--- start of DATASET EXTRACT ---
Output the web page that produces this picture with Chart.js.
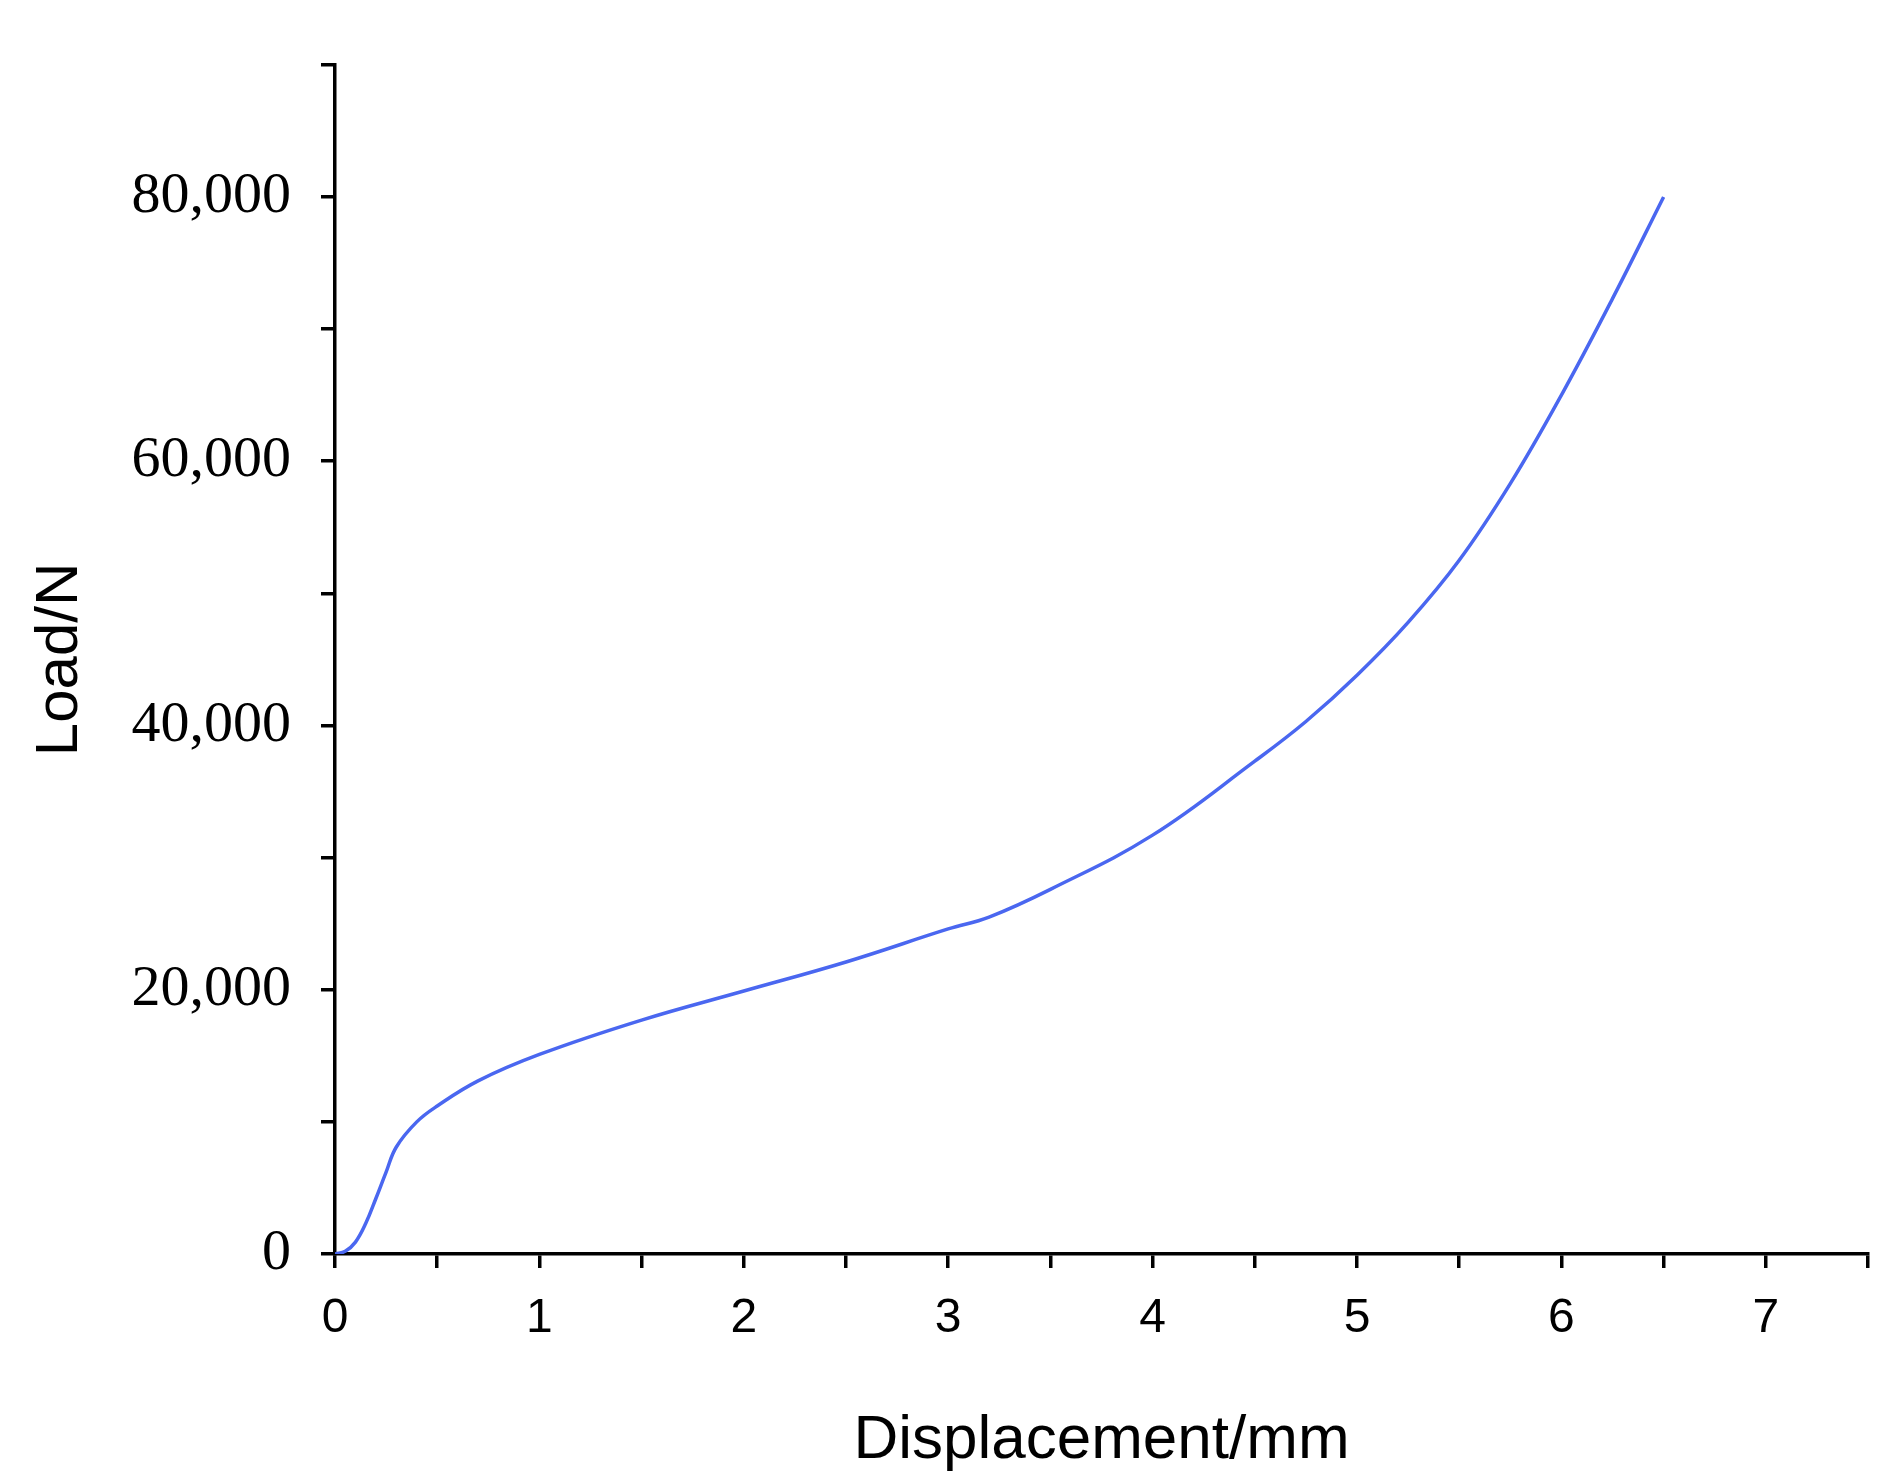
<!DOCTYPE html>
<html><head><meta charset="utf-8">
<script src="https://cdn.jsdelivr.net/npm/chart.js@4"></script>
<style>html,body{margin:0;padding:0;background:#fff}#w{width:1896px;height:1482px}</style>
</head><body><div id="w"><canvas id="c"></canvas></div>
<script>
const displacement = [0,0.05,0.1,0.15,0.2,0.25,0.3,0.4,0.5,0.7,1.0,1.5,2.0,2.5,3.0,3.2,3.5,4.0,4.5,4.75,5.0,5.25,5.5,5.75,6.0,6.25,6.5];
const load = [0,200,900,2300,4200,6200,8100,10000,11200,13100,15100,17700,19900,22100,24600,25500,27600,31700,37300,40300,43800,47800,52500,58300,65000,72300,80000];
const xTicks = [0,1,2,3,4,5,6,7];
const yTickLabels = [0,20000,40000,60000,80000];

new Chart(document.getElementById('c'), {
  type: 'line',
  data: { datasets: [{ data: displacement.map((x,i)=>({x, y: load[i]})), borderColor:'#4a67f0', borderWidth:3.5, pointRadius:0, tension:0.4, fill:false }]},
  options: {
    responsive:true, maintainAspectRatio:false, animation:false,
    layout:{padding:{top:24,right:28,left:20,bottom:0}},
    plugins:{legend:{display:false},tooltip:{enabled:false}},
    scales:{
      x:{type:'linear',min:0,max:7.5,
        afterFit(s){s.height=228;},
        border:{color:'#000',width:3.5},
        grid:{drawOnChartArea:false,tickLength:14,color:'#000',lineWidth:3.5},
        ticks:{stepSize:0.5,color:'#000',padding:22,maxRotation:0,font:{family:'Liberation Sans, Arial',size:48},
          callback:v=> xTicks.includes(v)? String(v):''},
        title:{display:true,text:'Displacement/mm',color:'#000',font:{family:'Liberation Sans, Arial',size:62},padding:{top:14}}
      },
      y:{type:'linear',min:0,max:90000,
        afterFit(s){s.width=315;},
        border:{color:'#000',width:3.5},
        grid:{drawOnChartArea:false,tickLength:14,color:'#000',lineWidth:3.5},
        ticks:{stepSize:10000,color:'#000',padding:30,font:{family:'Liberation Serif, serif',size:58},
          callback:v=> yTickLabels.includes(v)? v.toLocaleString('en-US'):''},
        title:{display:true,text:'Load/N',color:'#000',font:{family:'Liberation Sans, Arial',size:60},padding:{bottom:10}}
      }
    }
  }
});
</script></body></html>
--- end of DATASET EXTRACT ---
### JOB
Omit every picture, then repeat the remaining data exactly as it appears above.

### RIGHT ANSWER
Output the web page that produces this picture with Chart.js.
<!DOCTYPE html>
<html><head><meta charset="utf-8">
<script src="https://cdn.jsdelivr.net/npm/chart.js@4"></script>
<style>html,body{margin:0;padding:0;background:#fff}#w{width:1896px;height:1482px}</style>
</head><body><div id="w"><canvas id="c"></canvas></div>
<script>
const displacement = [0,0.05,0.1,0.15,0.2,0.25,0.3,0.4,0.5,0.7,1.0,1.5,2.0,2.5,3.0,3.2,3.5,4.0,4.5,4.75,5.0,5.25,5.5,5.75,6.0,6.25,6.5];
const load = [0,200,900,2300,4200,6200,8100,10000,11200,13100,15100,17700,19900,22100,24600,25500,27600,31700,37300,40300,43800,47800,52500,58300,65000,72300,80000];
const xTicks = [0,1,2,3,4,5,6,7];
const yTickLabels = [0,20000,40000,60000,80000];

new Chart(document.getElementById('c'), {
  type: 'line',
  data: { datasets: [{ data: displacement.map((x,i)=>({x, y: load[i]})), borderColor:'#4a67f0', borderWidth:3.5, pointRadius:0, tension:0.4, fill:false }]},
  options: {
    responsive:true, maintainAspectRatio:false, animation:false,
    layout:{padding:{top:24,right:28,left:20,bottom:0}},
    plugins:{legend:{display:false},tooltip:{enabled:false}},
    scales:{
      x:{type:'linear',min:0,max:7.5,
        afterFit(s){s.height=228;},
        border:{color:'#000',width:3.5},
        grid:{drawOnChartArea:false,tickLength:14,color:'#000',lineWidth:3.5},
        ticks:{stepSize:0.5,color:'#000',padding:22,maxRotation:0,font:{family:'Liberation Sans, Arial',size:48},
          callback:v=> xTicks.includes(v)? String(v):''},
        title:{display:true,text:'Displacement/mm',color:'#000',font:{family:'Liberation Sans, Arial',size:62},padding:{top:14}}
      },
      y:{type:'linear',min:0,max:90000,
        afterFit(s){s.width=315;},
        border:{color:'#000',width:3.5},
        grid:{drawOnChartArea:false,tickLength:14,color:'#000',lineWidth:3.5},
        ticks:{stepSize:10000,color:'#000',padding:30,font:{family:'Liberation Serif, serif',size:58},
          callback:v=> yTickLabels.includes(v)? v.toLocaleString('en-US'):''},
        title:{display:true,text:'Load/N',color:'#000',font:{family:'Liberation Sans, Arial',size:60},padding:{bottom:10}}
      }
    }
  }
});
</script></body></html>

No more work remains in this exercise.